2/ La décision du justiciable : Accepter, réfléchir ou refuser cette proposition de peine
Le Procureur propose une peine, cela n'implique pas automatiquement que le justiciable l'accepte.
Il peut évidemment dire non à cette proposition ou demander également un délai de réflexion.
Le mis en cause pourra en discuter avec son avocat librement avant de donner sa décision.
a) S'il refuse la peine proposée, la personne mis en cause sera jugée devant un Tribunal Correctionnel avec une procédure "classique', donc un procès.
b) S'il demande un délai de réfléxion, la personne sera convoquée à nouveau devant le Procureur pour donner sa décision finale dans un délai maximum de 10 jours.
Attention, si la peine proposée par le Procureur était une peine d'emprisonnement de plus de deux mois, il est possible qu'un placement en détention provisoire soit mis en place dans l'attente de la nouvelle convocation devant le Procureur ( donc en prison le temps de ce délai de réflexion....)
En effet, si le mis en cause demande un délai de réfléxion, le Procureur peut saisir un autre juge : le JLD / Le juge des Libertés et de la Détention.
Ce magistrat va s'assurer que le justiciable ne profite pas de ce délai de réfléxion pour échapper à la justice.
Si le JLD craint que la personne ne se présente pas à nouveau devant le Procureur à l'issue du délai de réléxion, il peut placer la personne sous Contrôle Judiciaire ( remise du passeport, pointage au commissariat ...) ou également le placer en détention provisoire ( pour les peines proposées de plus de deux mois avec demande d'éxécution immédiate de la peine par le Procureur)
Dans la majorité des cas, les propositions (avec ou sans négociation à la baisse de l'avocat) sont acceptées par les justiciables.
Mais la procédure n'est pas encore terminée.
Il faut après acceptation par le mis en cause, qu'un autre magistrat "homologue" la peine proposée.
3/ Homologation par un magistrat du siège
Se tient, suite au passage dans le Bureau du Procureur, une audience d'Homologation.
Cette audience est tenue par un magistrat du siège.
Le magistrat va examiner la peine proposée et il va la valider ou non.
Il ne peut pas compléter ou remplacer la peine proposée, c'est oui ou non.
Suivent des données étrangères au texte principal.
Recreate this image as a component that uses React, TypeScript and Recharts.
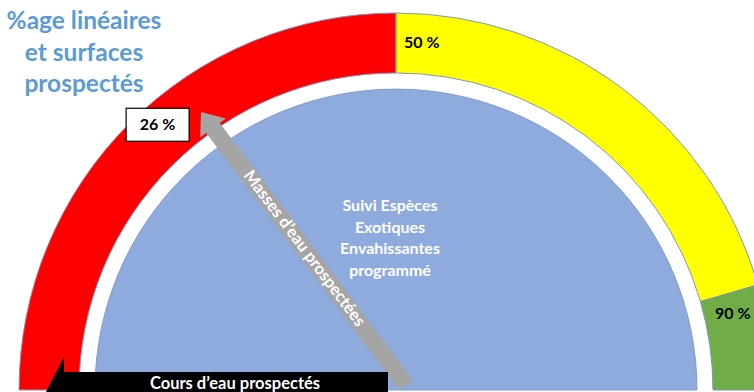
import React from 'react';
import { PieChart, Pie, Cell } from 'recharts';

const ringBands = [
  { name: 'rouge', value: 50 },
  { name: 'jaune', value: 41 },
  { name: 'vert', value: 9 },
];
const ringColors = ['#FF0000', '#FFFF00', '#70AD47'];
const thresholdLabels = ['50 %', '90 %'];
const pointerValue = 26;
const pointerLabel = '26 %';
const discData = [{ name: 'disc', value: 1 }];
const titleLines = ['%age linéaires', 'et surfaces', 'prospectés'];
const centerLines = ['Suivi Espèces', 'Exotiques', 'Envahissantes', 'programmé'];
const arrowLabels = ["Masses d\u2019eau prospectées", "Cours d\u2019eau prospectés"];

const W = 754;
const H = 392;
const CX = 396;
const CY = 390;
const R_OUT = 377;
const R_IN = 317;
const R_DISC = 301;
const FONT = 'Lato, "Open Sans", sans-serif';

function arrowPoints(bx: number, by: number, tx: number, ty: number, w: number, hw: number, hl: number) {
  const dx = tx - bx;
  const dy = ty - by;
  const len = Math.sqrt(dx * dx + dy * dy);
  const ux = dx / len;
  const uy = dy / len;
  const nx = -uy;
  const ny = ux;
  const hx = tx - ux * hl;
  const hy = ty - uy * hl;
  const pts = [
    [bx + nx * w, by + ny * w],
    [hx + nx * w, hy + ny * w],
    [hx + nx * hw, hy + ny * hw],
    [tx, ty],
    [hx - nx * hw, hy - ny * hw],
    [hx - nx * w, hy - ny * w],
    [bx - nx * w, by - ny * w],
  ];
  return pts.map((p) => p[0].toFixed(1) + ',' + p[1].toFixed(1)).join(' ');
}

function Overlay() {
  const ang = ((180 - (pointerValue / 100) * 180) * Math.PI) / 180;
  const lr = 357;
  const lx = CX + lr * Math.cos(ang) + 6;
  const ly = CY - lr * Math.sin(ang) - 5;
  const gBase = [406, 385];
  const gTip = [201, 112];
  const gAngle = (Math.atan2(gBase[1] - gTip[1], gBase[0] - gTip[0]) * 180) / Math.PI;
  return (
    <svg width={W} height={H} style={{ position: 'absolute', left: 0, top: 0 }}>
      {/* title */}
      <text x={84} textAnchor="middle" fontFamily={FONT} fontWeight="bold" fontSize={24.5} fill="#5B9BD5">
        {titleLines.map((t, i) => (
          <tspan key={i} x={84} y={29 + i * 31.5}>{t}</tspan>
        ))}
      </text>
      {/* threshold labels */}
      <text x={404} y={48} fontFamily={FONT} fontWeight="bold" fontSize={16} fill="#000">{thresholdLabels[0]}</text>
      <text x={715} y={319} fontFamily={FONT} fontWeight="bold" fontSize={16} fill="#000">{thresholdLabels[1]}</text>
      {/* center text */}
      <text textAnchor="middle" fontFamily={FONT} fontWeight="bold" fontSize={16} fill="#FFFFFF">
        {centerLines.map((t, i) => (
          <tspan key={i} x={390} y={211 + i * 21.7}>{t}</tspan>
        ))}
      </text>
      {/* grey arrow */}
      <polygon points={arrowPoints(gBase[0], gBase[1], gTip[0], gTip[1], 8.5, 16, 20)} fill="#A5A5A5" />
      <text
        x={305}
        y={248}
        textAnchor="middle"
        dominantBaseline="central"
        fontFamily={FONT}
        fontWeight="bold"
        fontSize={16.5}
        fill="#FFFFFF"
        transform={`rotate(${gAngle.toFixed(2)} 305 248)`}
      >
        {arrowLabels[0]}
      </text>
      {/* black arrow */}
      <polygon points="46,392 64,357 64,372 388,372 388,412 64,412 64,427" fill="#000000" />
      <text x={235} y={389} textAnchor="middle" fontFamily={FONT} fontWeight="bold" fontSize={16.5} fill="#FFFFFF">
        {arrowLabels[1]}
      </text>
      {/* pointer label */}
      <rect x={lx - 31.5} y={ly - 16.5} width={63} height={33} fill="#FFFFFF" stroke="#000000" strokeWidth={1.2} />
      <text x={lx} y={ly + 5.5} textAnchor="middle" fontFamily={FONT} fontWeight="bold" fontSize={16} fill="#000">
        {pointerLabel}
      </text>
    </svg>
  );
}

export default function App() {
  return (
    <div style={{ position: 'absolute', left: 0, top: 0, width: W, height: H, background: '#FFFFFF', overflow: 'hidden' }}>
      <PieChart width={W} height={H} margin={{ top: 0, right: 0, bottom: 0, left: 0 }}>
        <Pie
          data={ringBands}
          dataKey="value"
          cx={CX}
          cy={CY}
          startAngle={180}
          endAngle={0}
          innerRadius={R_IN}
          outerRadius={R_OUT}
          stroke="#8096BA"
          strokeWidth={1}
          isAnimationActive={false}
        >
          {ringBands.map((d, i) => (
            <Cell key={d.name} fill={ringColors[i]} />
          ))}
        </Pie>
        <Pie
          data={discData}
          dataKey="value"
          cx={CX}
          cy={CY}
          startAngle={180}
          endAngle={0}
          innerRadius={0}
          outerRadius={R_DISC}
          fill="#8FAADC"
          stroke="#7F9CCB"
          strokeWidth={1}
          isAnimationActive={false}
        />
      </PieChart>
      <Overlay />
    </div>
  );
}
C'est homologué ou pas.
S'il n'homologue pas c'est soit parce que finalement le justiciable revient sur sa décision, soit parce qu'il estime que la peine proposée par le Parquet n'était pas assez sévère ou au contraire trop sévère.
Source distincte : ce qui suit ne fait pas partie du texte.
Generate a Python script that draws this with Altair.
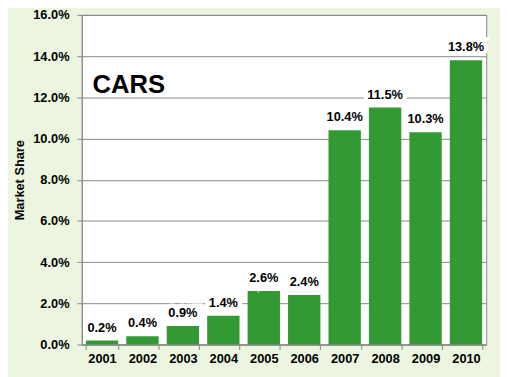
import altair as alt
import pandas as pd

years = ["2001", "2002", "2003", "2004", "2005", "2006", "2007", "2008", "2009", "2010"]
share_pct = [0.2, 0.4, 0.9, 1.4, 2.6, 2.4, 10.4, 11.5, 10.3, 13.8]
y_ticks = [0.0, 0.02, 0.04, 0.06, 0.08, 0.10, 0.12, 0.14, 0.16]
title_text = "CARS"
y_title = "Market Share"

df = pd.DataFrame({"year": years, "share": [v / 100 for v in share_pct]})

FONT = "Liberation Sans"
GRAY = "#868686"
BAR = "#339933"

x_enc = alt.X(
    "year:N",
    title=None,
    sort=years,
    scale=alt.Scale(paddingInner=0.2, paddingOuter=0.1),
    axis=alt.Axis(
        labelAngle=0,
        labelFont=FONT,
        labelFontSize=13,
        labelFontWeight="bold",
        labelColor="black",
        labelPadding=3,
        tickBand="extent",
        tickSize=5,
        tickColor=GRAY,
        domainColor=GRAY,
        grid=False,
    ),
)
y_enc = alt.Y(
    "share:Q",
    title=y_title,
    scale=alt.Scale(domain=[0, 0.16], nice=False),
    axis=alt.Axis(
        values=y_ticks,
        format=".1%",
        labelFont=FONT,
        labelFontSize=13,
        labelFontWeight="bold",
        labelColor="black",
        labelPadding=8,
        tickSize=5,
        tickColor=GRAY,
        domainColor=GRAY,
        gridColor=GRAY,
        gridWidth=1,
        titleFont=FONT,
        titleFontSize=13,
        titleFontWeight="bold",
        titleColor="black",
        titleX=-56,
        titleY=167.5,
    ),
)

base = alt.Chart(df)
bars = base.mark_bar(color=BAR).encode(x=x_enc, y=y_enc)
halo = base.mark_text(
    font=FONT, fontSize=13, fontWeight="bold", baseline="alphabetic", dy=-9,
    color="white", stroke="white", strokeWidth=9,
).encode(x=alt.X("year:N", sort=years), y="share:Q", text=alt.Text("share:Q", format=".1%"))
labels = base.mark_text(
    font=FONT, fontSize=13, fontWeight="bold", baseline="alphabetic", dy=-9, color="black",
).encode(x=alt.X("year:N", sort=years), y="share:Q", text=alt.Text("share:Q", format=".1%"))
cars = alt.Chart(pd.DataFrame({"t": [title_text]})).mark_text(
    font=FONT, fontSize=26, fontWeight="bold", align="left", baseline="alphabetic", color="black",
).encode(x=alt.value(11), y=alt.value(79), text="t:N")

chart = (
    alt.layer(bars, halo, labels, cars)
    .properties(
        width=411,
        height=335,
        background="#EBF5DF",
        autosize=alt.AutoSizeParams(type="none"),
        padding={"left": 75, "top": 4, "right": 14, "bottom": 30},
    )
    .configure_view(fill="white", stroke=GRAY, strokeWidth=1)
)

chart.save("out.html", embed_options={"renderer": "svg", "actions": False})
L'avocat du mis en cause a la parole durant cette audience et pourra essayer de persuader le juge d'homologuer malgré tout, si cela est dans l'intérêt de son client ( peine légère qui ne sera sans doute pas prononcée dans le futur par une juridiction classique...)
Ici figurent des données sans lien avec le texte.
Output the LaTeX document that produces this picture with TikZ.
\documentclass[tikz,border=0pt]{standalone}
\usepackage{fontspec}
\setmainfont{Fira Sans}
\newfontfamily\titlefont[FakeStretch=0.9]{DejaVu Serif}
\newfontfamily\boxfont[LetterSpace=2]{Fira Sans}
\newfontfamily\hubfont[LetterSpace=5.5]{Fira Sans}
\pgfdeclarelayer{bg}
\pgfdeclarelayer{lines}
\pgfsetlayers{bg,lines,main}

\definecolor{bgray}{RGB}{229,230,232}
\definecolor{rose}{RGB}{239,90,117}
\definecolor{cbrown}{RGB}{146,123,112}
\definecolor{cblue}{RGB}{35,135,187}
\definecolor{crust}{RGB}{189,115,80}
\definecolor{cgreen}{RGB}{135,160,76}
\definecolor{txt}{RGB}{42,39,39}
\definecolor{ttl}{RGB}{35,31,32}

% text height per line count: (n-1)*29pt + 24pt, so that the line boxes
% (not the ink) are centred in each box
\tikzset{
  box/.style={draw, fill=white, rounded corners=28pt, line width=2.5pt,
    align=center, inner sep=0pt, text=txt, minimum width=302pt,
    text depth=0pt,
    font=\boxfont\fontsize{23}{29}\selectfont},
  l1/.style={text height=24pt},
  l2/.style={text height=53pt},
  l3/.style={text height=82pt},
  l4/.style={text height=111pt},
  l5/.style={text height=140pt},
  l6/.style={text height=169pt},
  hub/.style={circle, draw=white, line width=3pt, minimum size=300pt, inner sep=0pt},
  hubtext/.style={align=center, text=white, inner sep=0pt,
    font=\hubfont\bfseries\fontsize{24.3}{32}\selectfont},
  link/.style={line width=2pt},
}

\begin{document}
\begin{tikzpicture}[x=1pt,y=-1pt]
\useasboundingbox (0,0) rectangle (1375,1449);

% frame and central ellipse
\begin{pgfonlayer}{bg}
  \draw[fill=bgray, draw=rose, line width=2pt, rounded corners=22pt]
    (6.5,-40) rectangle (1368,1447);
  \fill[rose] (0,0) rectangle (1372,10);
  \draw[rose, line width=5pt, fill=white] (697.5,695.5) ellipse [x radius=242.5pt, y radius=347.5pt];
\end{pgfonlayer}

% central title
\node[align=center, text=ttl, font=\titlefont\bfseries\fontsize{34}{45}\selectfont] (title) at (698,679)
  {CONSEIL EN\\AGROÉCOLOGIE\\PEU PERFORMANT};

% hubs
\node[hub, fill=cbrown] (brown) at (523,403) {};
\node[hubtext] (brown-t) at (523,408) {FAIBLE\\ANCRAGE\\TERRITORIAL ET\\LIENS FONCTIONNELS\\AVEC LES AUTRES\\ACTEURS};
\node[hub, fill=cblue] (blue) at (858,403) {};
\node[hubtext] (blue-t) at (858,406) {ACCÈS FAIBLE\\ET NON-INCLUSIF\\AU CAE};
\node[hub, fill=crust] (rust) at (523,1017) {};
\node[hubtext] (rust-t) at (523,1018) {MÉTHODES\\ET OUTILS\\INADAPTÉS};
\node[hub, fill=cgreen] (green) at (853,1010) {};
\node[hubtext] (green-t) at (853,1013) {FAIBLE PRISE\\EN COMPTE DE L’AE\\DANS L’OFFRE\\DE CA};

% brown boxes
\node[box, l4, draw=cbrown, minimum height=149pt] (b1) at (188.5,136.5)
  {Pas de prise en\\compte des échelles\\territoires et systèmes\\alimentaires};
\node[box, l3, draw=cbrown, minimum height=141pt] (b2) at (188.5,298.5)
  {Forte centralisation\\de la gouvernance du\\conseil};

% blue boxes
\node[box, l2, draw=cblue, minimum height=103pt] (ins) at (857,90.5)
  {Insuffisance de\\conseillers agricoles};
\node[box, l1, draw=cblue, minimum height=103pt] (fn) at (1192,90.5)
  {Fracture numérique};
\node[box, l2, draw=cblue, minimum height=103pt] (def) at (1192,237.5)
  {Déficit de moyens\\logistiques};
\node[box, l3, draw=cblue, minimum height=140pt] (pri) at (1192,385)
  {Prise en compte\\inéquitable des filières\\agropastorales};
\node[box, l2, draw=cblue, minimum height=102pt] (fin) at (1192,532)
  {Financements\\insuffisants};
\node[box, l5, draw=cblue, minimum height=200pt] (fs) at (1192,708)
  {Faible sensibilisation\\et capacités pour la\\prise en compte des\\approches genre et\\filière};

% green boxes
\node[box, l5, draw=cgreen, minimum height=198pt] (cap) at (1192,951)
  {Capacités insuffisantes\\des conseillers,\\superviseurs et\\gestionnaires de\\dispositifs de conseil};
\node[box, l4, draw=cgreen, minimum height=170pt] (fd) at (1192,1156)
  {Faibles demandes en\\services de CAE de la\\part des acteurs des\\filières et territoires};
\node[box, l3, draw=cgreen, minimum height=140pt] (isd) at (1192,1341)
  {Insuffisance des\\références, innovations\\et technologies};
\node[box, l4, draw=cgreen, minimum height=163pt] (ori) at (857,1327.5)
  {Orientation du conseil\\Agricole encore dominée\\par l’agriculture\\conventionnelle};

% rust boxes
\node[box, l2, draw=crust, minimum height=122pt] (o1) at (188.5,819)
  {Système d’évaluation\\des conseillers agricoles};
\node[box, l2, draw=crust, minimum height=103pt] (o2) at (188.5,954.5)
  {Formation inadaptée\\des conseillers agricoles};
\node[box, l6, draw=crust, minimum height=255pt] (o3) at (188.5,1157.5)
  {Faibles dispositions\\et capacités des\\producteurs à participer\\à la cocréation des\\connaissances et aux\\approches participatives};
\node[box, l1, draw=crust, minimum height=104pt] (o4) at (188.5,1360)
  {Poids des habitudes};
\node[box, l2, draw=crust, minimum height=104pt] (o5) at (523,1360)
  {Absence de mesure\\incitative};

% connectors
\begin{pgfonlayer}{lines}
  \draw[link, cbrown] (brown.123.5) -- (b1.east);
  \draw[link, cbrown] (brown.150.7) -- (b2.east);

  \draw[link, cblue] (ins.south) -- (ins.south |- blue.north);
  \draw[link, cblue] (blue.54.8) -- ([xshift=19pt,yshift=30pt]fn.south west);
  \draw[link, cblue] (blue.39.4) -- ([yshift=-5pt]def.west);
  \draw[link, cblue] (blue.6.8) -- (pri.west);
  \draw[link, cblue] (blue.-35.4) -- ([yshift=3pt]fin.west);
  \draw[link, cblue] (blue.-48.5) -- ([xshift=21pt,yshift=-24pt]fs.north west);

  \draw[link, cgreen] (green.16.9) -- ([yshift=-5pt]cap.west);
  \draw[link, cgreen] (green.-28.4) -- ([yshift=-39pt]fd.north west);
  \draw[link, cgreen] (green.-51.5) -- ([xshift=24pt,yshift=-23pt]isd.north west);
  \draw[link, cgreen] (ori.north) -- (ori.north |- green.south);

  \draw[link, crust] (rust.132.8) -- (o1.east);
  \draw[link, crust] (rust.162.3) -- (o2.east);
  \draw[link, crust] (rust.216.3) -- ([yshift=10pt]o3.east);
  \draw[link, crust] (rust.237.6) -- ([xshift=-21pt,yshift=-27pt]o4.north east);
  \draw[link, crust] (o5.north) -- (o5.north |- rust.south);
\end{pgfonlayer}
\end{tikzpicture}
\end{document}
a) S'il valide la peine proposée par le Procureur et acceptée par le mis en cause, le juge rend une ordonnance d'homologation, cette ordonnance a exactement la même valeur qu'un jugement classique.
La personne est déclarée coupable des faits qui lui sont reprochés et il est expressément indiqué qu'elle reconnaît ces faits. La décision doit préciser que la peine proposée est justifiée au regard des faits, des circonstances et de la personnalité de l'auteur des faits.
Il est tout à fait possible de faire appel de la décision, comme n'importe quel jugement correctionnel.
La personne mis en cause peut interjeter appel dans les 10 jours à compter de l'audience.
b) S'il décide de ne pas homologuer, le dossier sera finalement jugé devant le Tribunal Correctionnel.
4/ Le rôle de l'avocat ?
L'avocat est obligatoire pour garantir les droits du justiciable. Le mis en cause doit pouvoir faire son choix de manière éclairée. Il doit comprendre la portée de sa reconnaissance de culpabilité. Il doit surtout pouvoir compter sur les conseils de son avocat pour accepter ou non la proposition faite.
L'avocat va également "négocier" la peine si elle n'est pas adaptée, mettre en avant les éléments de personnalité de son client pour éviter l'incarcération par exemple ( travail, études, famille, suivi psychologique)
L'avocat va également analyser le dossier afin de voir si des vices de procédures ne seraient pas susceptibles de faire tomber le dossier devant un tribunal correctionnel ( puisque les vices de procédure ne pourront être évoqués en CRPC, mais pourront l'être devant le Tribunal)
L'avocat dans le cadre d'une CRPC ne fait pas de marchandage, il doit analyser s'il est plus judicieux d'accepeter la proposition du Procureur ou finalement, de peut-être prendre le "risque" d'aller devant un Tribunal.
Car cela arrive parfois les propositions du Parquet soient plus sévères que ce que l'on pourrait "espérer" devant certains tribunaux.
En fonction donc de la "jurisprudence" de chaque juridiction et des délits poursuivis, il faudra que l'avocat pèse le pour et le contre dans l'intérêt de son client.